In many health plans, rates have actually been cut, driving professionals to stop accepting health insurance from some of the biggest providers. As a career, entering into the mental health field makes less and less sense as a way to make a living that will grow along with your experience.

Diane Huggins entered adulthood just as people with mental illness were gaining new freedoms over their lives. But that shift left her and many others to fend largely for themselves in a disjointed mental health care system.Credit: Suzanne Kreiter/Globe Staff

 

Solutions for Mental Health Care in America

There are no easy answers to the growing problem of people’s increasing lack of access to mental health care. Things are actually going to get far worse before they get better, since nothing is even in the pipeline for discussion. The latest U.S. Congressional bill to help address the mental health needs of the nation is stagnating in a Senate committee (and didn’t really increase funding for mental health care at the levels needed to make any kind of meaningful difference).

Many states in the country are facing significant problems of opioid overdose among their citizens, resulting in 78 Americans dying every day due to overdoses. Despite this public health crisis, Congress could only muster a bill that encourages people to get treatment but doesn’t actually increase any funding or resources to help combat the crisis. This is what passes for “action” in Washington, D.C.

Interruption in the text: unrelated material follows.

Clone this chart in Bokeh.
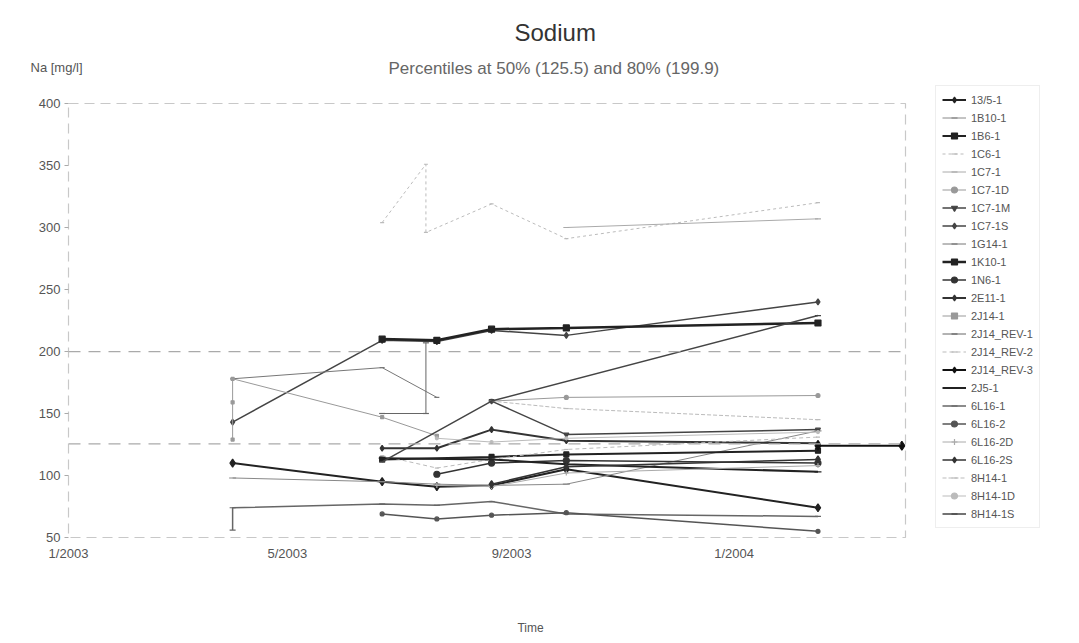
import pandas as pd
from bokeh.plotting import figure
from bokeh.models import (Legend, LegendItem, Label, Span, FixedTicker, Title,
                          DatetimeTickFormatter, Range1d)
from bokeh.embed import file_html
from bokeh.resources import INLINE

# ---------------- data ----------------
title_text = "Sodium"
subtitle_text = "Percentiles at 50% (125.5) and 80% (199.9)"
y_label = "Na [mg/l]"
x_label = "Time"
percentile_50 = 125.5
percentile_80 = 199.9
x_tick_dates = ["2003-01-01", "2003-05-01", "2003-09-01", "2004-01-01"]
y_ticks = [50, 100, 150, 200, 250, 300, 350, 400]

names = ["13/5-1", "1B10-1", "1B6-1", "1C6-1", "1C7-1", "1C7-1D", "1C7-1M",
         "1C7-1S", "1G14-1", "1K10-1", "1N6-1", "2E11-1", "2J14-1",
         "2J14_REV-1", "2J14_REV-2", "2J14_REV-3", "2J5-1", "6L16-1",
         "6L16-2", "6L16-2D", "6L16-2S", "8H14-1", "8H14-1D", "8H14-1S"]

d_13_5_1 = ["2003-04-01", "2003-06-22", "2003-07-22", "2003-08-21", "2003-10-01", "2004-02-16"]
v_13_5_1 = [110, 95, 91, 92, 105, 74]
d_1B10_1 = ["2003-04-01", "2003-06-22", "2003-07-22", "2003-08-21", "2003-10-01", "2004-02-16"]
v_1B10_1 = [98, 95, 93, 92, 93, 136]
d_1B6_1 = ["2003-06-22", "2003-08-21", "2003-10-01", "2004-02-16"]
v_1B6_1 = [113, 115, 117, 120]
d_1C6_1 = ["2003-06-22", "2003-07-16", "2003-07-16", "2003-08-21", "2003-10-01", "2004-02-16"]
v_1C6_1 = [304, 351, 296, 319, 291, 320]
d_1C7_1 = ["2003-10-01", "2004-02-16"]
v_1C7_1 = [300, 307]
d_1C7_1D = ["2003-08-21", "2003-10-01", "2004-02-16"]
v_1C7_1D = [160, 163, 164.5]
d_1C7_1M = ["2003-08-21", "2003-10-01", "2004-02-16"]
v_1C7_1M = [160, 133, 137]
d_1C7_1S = ["2003-04-01", "2003-06-22", "2003-07-22", "2003-08-21", "2003-10-01", "2004-02-16"]
v_1C7_1S = [143, 209, 208, 217, 213, 240]
d_1G14_1 = ["2003-04-01", "2003-06-22", "2003-07-22"]
v_1G14_1 = [178, 187, 163]
d_1K10_1 = ["2003-06-22", "2003-07-22", "2003-08-21", "2003-10-01", "2004-02-16"]
v_1K10_1 = [210, 209, 218, 219, 223]
d_1N6_1 = ["2003-07-22", "2003-08-21", "2003-10-01", "2004-02-16"]
v_1N6_1 = [101, 110, 112, 110]
d_2E11_1 = ["2003-06-22", "2003-07-22", "2003-08-21", "2003-10-01", "2004-02-16"]
v_2E11_1 = [122, 122, 137, 128, 126]
d_2J14_1 = ["2003-04-01", "2003-04-01", "2003-04-01", "2003-06-22", "2003-07-22"]
v_2J14_1 = [129, 159, 178, 147, 132]
d_2J14_REV_1 = ["2003-06-22", "2003-07-16", "2003-07-16"]
v_2J14_REV_1 = [150, 150, 207]
d_2J14_REV_2 = ["2003-06-22", "2003-07-22", "2003-08-21", "2003-10-01", "2004-02-16"]
v_2J14_REV_2 = [116, 106, 113, 121, 131]
d_2J14_REV_3 = ["2004-02-16", "2004-04-02"]
v_2J14_REV_3 = [124, 124]
d_2J5_1 = ["2003-06-22", "2003-08-21", "2003-10-01", "2004-02-16"]
v_2J5_1 = [114, 113, 109, 103]
d_6L16_1 = ["2003-04-01", "2003-04-01", "2003-06-22", "2003-07-22", "2003-08-21", "2003-10-01", "2004-02-16"]
v_6L16_1 = [56, 74, 77, 76, 79, 69, 67]
d_6L16_2 = ["2003-06-22", "2003-07-22", "2003-08-21", "2003-10-01", "2004-02-16"]
v_6L16_2 = [69, 65, 68, 70, 55]
d_6L16_2D = ["2003-07-22", "2003-08-21", "2003-10-01", "2004-02-16"]
v_6L16_2D = [92, 91, 102, 108]
d_6L16_2S = ["2003-08-21", "2003-10-01", "2004-02-16"]
v_6L16_2S = [93, 107, 113]
d_8H14_1 = ["2003-08-21", "2003-10-01", "2004-02-16"]
v_8H14_1 = [160, 154, 145]
d_8H14_1D = ["2003-07-22", "2003-08-21", "2003-10-01", "2004-02-16"]
v_8H14_1D = [130, 127, 130, 135]
d_8H14_1S = ["2003-06-22", "2003-08-21", "2004-02-16"]
v_8H14_1S = [111, 160, 229]

series_dates = [d_13_5_1, d_1B10_1, d_1B6_1, d_1C6_1, d_1C7_1, d_1C7_1D, d_1C7_1M,
                d_1C7_1S, d_1G14_1, d_1K10_1, d_1N6_1, d_2E11_1, d_2J14_1,
                d_2J14_REV_1, d_2J14_REV_2, d_2J14_REV_3, d_2J5_1, d_6L16_1,
                d_6L16_2, d_6L16_2D, d_6L16_2S, d_8H14_1, d_8H14_1D, d_8H14_1S]
series_vals = [v_13_5_1, v_1B10_1, v_1B6_1, v_1C6_1, v_1C7_1, v_1C7_1D, v_1C7_1M,
               v_1C7_1S, v_1G14_1, v_1K10_1, v_1N6_1, v_2E11_1, v_2J14_1,
               v_2J14_REV_1, v_2J14_REV_2, v_2J14_REV_3, v_2J5_1, v_6L16_1,
               v_6L16_2, v_6L16_2D, v_6L16_2S, v_8H14_1, v_8H14_1D, v_8H14_1S]

# ---------------- styles (color, width, dash, marker, marker size) ----------------
styles = [
    ("#222222", 2.0, "solid", "diamond", 8),
    ("#888888", 1.0, "solid", "dash", 7),
    ("#222222", 2.0, "solid", "square", 5),
    ("#bbbbbb", 1.0, "3 3", "dash", 4),
    ("#aaaaaa", 1.0, "solid", "dash", 6),
    ("#999999", 1.0, "solid", "circle", 4),
    ("#444444", 1.5, "solid", "inverted_triangle", 5),
    ("#444444", 1.5, "solid", "diamond", 6),
    ("#777777", 1.0, "solid", "dash", 5),
    ("#222222", 2.5, "solid", "square", 6),
    ("#333333", 1.5, "solid", "circle", 6),
    ("#333333", 2.0, "solid", "diamond", 6),
    ("#999999", 1.0, "solid", "square", 3),
    ("#666666", 1.0, "solid", "dash", 6),
    ("#bbbbbb", 1.0, "4 3", "dash", 4),
    ("#111111", 2.0, "solid", "diamond", 9),
    ("#222222", 2.0, "solid", "dash", 7),
    ("#666666", 1.5, "solid", "dash", 6),
    ("#555555", 1.5, "solid", "circle", 4),
    ("#aaaaaa", 1.0, "solid", "cross", 5),
    ("#333333", 1.5, "solid", "diamond", 7),
    ("#bbbbbb", 1.0, "4 2", "dash", 5),
    ("#bbbbbb", 1.0, "solid", "circle", 3),
    ("#444444", 1.5, "solid", "dash", 6),
]

FONT = "Liberation Sans"

x_start = pd.Timestamp("2003-01-01")
x_end = pd.Timestamp("2004-04-04")

p = figure(frame_width=837, frame_height=434, x_axis_type="datetime",
           output_backend="svg", toolbar_location=None,
           x_range=Range1d(x_start, x_end), y_range=Range1d(50, 400),
           min_border_left=68, min_border_right=160,
           min_border_top=103, min_border_bottom=104)
p.title.visible = False
p.background_fill_color = "white"
p.border_fill_color = "white"
p.grid.visible = False
p.outline_line_color = "#c8c8c8"
p.outline_line_dash = "10 6"
p.outline_line_width = 1.2

# axes
p.xaxis.ticker = FixedTicker(ticks=[pd.Timestamp(d).value / 1e6 for d in x_tick_dates])
p.xaxis.formatter = DatetimeTickFormatter(days="%-m/%Y", months="%-m/%Y", years="%-m/%Y")
p.yaxis.ticker = FixedTicker(ticks=y_ticks)
for ax in (p.xaxis[0], p.yaxis[0]):
    ax.axis_line_color = None
    ax.major_tick_line_color = "#aaaaaa"
    ax.minor_tick_line_color = None
    ax.major_tick_out = 4
    ax.major_tick_in = 0
    ax.major_label_text_font = FONT
    ax.major_label_text_font_size = "13px"
    ax.major_label_text_color = "#555555"
p.xaxis.major_tick_line_color = None
p.xaxis.major_label_standoff = 4
p.yaxis.major_label_standoff = 4

# percentile lines
for loc in (percentile_50, percentile_80):
    p.add_layout(Span(location=loc, dimension="width", line_color="#aaaaaa",
                      line_dash="12 8", line_width=1.2))

items = []
for name, ds, vs, st in zip(names, series_dates, series_vals, styles):
    color, lw, dash, marker, msize = st
    xs = [pd.Timestamp(d) for d in ds]
    r1 = p.line(xs, vs, line_color=color, line_width=lw, line_dash=dash)
    r2 = p.scatter(xs, vs, marker=marker, size=msize, line_color=color,
                   fill_color=color, line_width=1.2)
    items.append(LegendItem(label=name, renderers=[r1, r2]))

legend = Legend(items=items, location=(30, 9))
legend.label_text_font = FONT
legend.label_text_font_size = "11px"
legend.label_text_color = "#555555"
legend.glyph_height = 15
legend.label_height = 15
legend.glyph_width = 24
legend.spacing = 3
legend.padding = 6
legend.margin = 0
legend.border_line_color = "#dddddd"
legend.background_fill_alpha = 0
p.add_layout(legend, "right")

# y-axis caption (closest row above the frame)
p.add_layout(Label(x=-38, y=36, x_units="screen", y_units="screen", text=y_label,
                   text_font=FONT, text_font_size="13px", text_color="#555555",
                   text_align="left", text_baseline="middle"), "above")
# titles
p.add_layout(Title(text=subtitle_text, align="left", offset=320,
                   text_font=FONT, text_font_size="17px", text_font_style="normal",
                   text_color="#666666", standoff=22), "above")
p.add_layout(Title(text=title_text, align="left", offset=446,
                   text_font=FONT, text_font_size="24px", text_font_style="normal",
                   text_color="#333333", standoff=0), "above")

# x-axis caption
p.add_layout(Label(x=462, y=-50, x_units="screen", y_units="screen", text=x_label,
                   text_font=FONT, text_font_size="12px", text_color="#555555",
                   text_align="center", text_baseline="middle"), "below")

open("out.html", "w").write(file_html(p, INLINE))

In short, if you’re an American and don’t want to (or can’t afford to) pay cash to your professional, you’re getting some of the worst care in developed countries for any kind of mental health problem. And that’s unlikely to change anytime soon.

 

Read the Boston Globe article: Spotlight: The Broken Covenant

 

Editor’s Note

While I admire and respect the Boston Globe’s venerable Spotlight team for this series of articles highlighting the poor mental health care in Massachusetts, I’m also completely put off by their focus on violence in people with mental illness. Time and time again, they illustrate their argument for needing more mental health care resources in the state by sharing stories of violence. I guess they only motivating factor that might move the needle in the public’s mind is fear. This, despite the overwhelming evidence demonstrating people with mental illness are far more likely to be victims of violence than its perpetrator. It’s a disappointing slant that only goes to reinforce the mistaken prejudice that people with mental illness are prone to violence, allowing people to feel free to discriminate against them.

Footnotes:

  1. The Affordable Care Act was modeled on legislation passed in Massachusetts mandating every citizen carry health insurance.